One other disturbing inconsistency that plagues assumptions like that proffered by Travis is how courts generally handle trials in which a felon-juror has somehow taken part in the deliberation process. For example, in December 2008, the Michigan Supreme Court ruled to uphold a verdict rendered by a jury that included a felon (People v. Miller 2008). The defendant in the case stood accused of committing the identical crime for which the state had convicted the felon-juror (People v. Miller 2008). Nevertheless, though state law makes statutorily ineligible those with a felon criminal record, the Michigan Supreme Court held that there was no evidence of partiality and that the illicit verdict must stand (People v. Miller 2008).

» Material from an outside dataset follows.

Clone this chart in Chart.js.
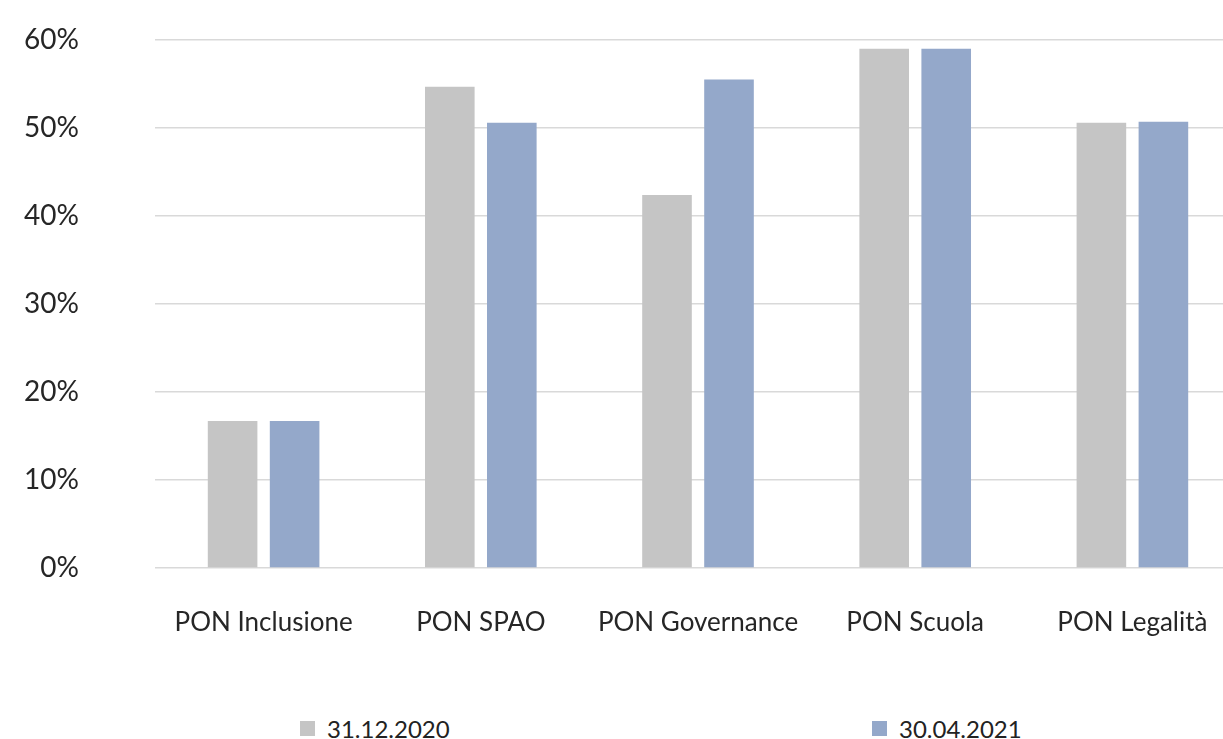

This case raises two important questions. First, if all felons harbor an inherent bias such that they are adversarial toward the state, as Travis and others assume, why then did that felon-juror convict? And, if the presence of a felon-juror so corrupts the jury process, why did the Michigan Supreme Court uphold the verdict? While the second question requires a rather subjective analysis, the first does not. Felon jury exclusion statutes per se bar felons from the jury process because they allegedly harbor a bias so irreparable that it prevents all felons from rendering a decision in line with government assertions. Yet, when a felon does sit on a jury in a criminal case and renders a guilty verdict, that overinclusive presumption fails logically. Addressing Travis, in that instance, barring convicted felons from jury eligibility automatically is not reasonable to protect the integrity of criminal trials. Instead, an individualized assessment of juror fitness is proper. All states ought to allow convicted felons to take part in voir dire, as they do many other groups that likely harbor biases equally as strong as those allegedly held by convicted felons (i.e., crime victims, law enforcement personnel, corrections officials, etc.). Such a development would promote inclusion and facilitate civic participation.

Does it really matter?

Some argue that jury service is a burden, a task few eagerly anticipate. Law professor Brian C. Kalt questions “whether excluding a person from jury service is really a penalty, or if instead it is actually something of a reward” (Kalt 2003:118 n.10). But this is a privileged perspective. For those of us whom the state exiles, felon jury exclusion represents a cog in a machine that establishes convicted felons as “outsiders” (see Becker 1963) marked as such and treated accordingly.

Though my experiences may differ significantly from others who live with the mark of a felonious criminal history, I suspect that if asked, many of my unfortunate brethren would profess a desire to serve as a juror. When the state released me, I had lost years of my life and countless rights associated with being an American citizen. I knew I was different, and many reminded me of this daily. My desire to sit on a jury, to vote, to run for office, and to partake in many other forms of social life from which I am now barred, stems from a need to feel equal to those with whom I share my existence. In sum, I just seek meaningful forgiveness.

I do not profess to believe that solely allowing convicted felons to participate in the jury process will lower recidivism rates or foster a sense of belonging for those living with a criminal record. Yet, I do contend that the elimination of felon jury exclusion is a step toward mediating a larger framework of stigmatization and marginalization. Legal restrictions that dictate who can and cannot take part in democratic institutions create the core of the marginalization so often illuminated by those who study reentry and its effects. But, felon jury exclusion remains in the shadows, garnering support from unlikely advocates and continuing to plague the existence of millions of quasi-citizens walking the streets of this nation.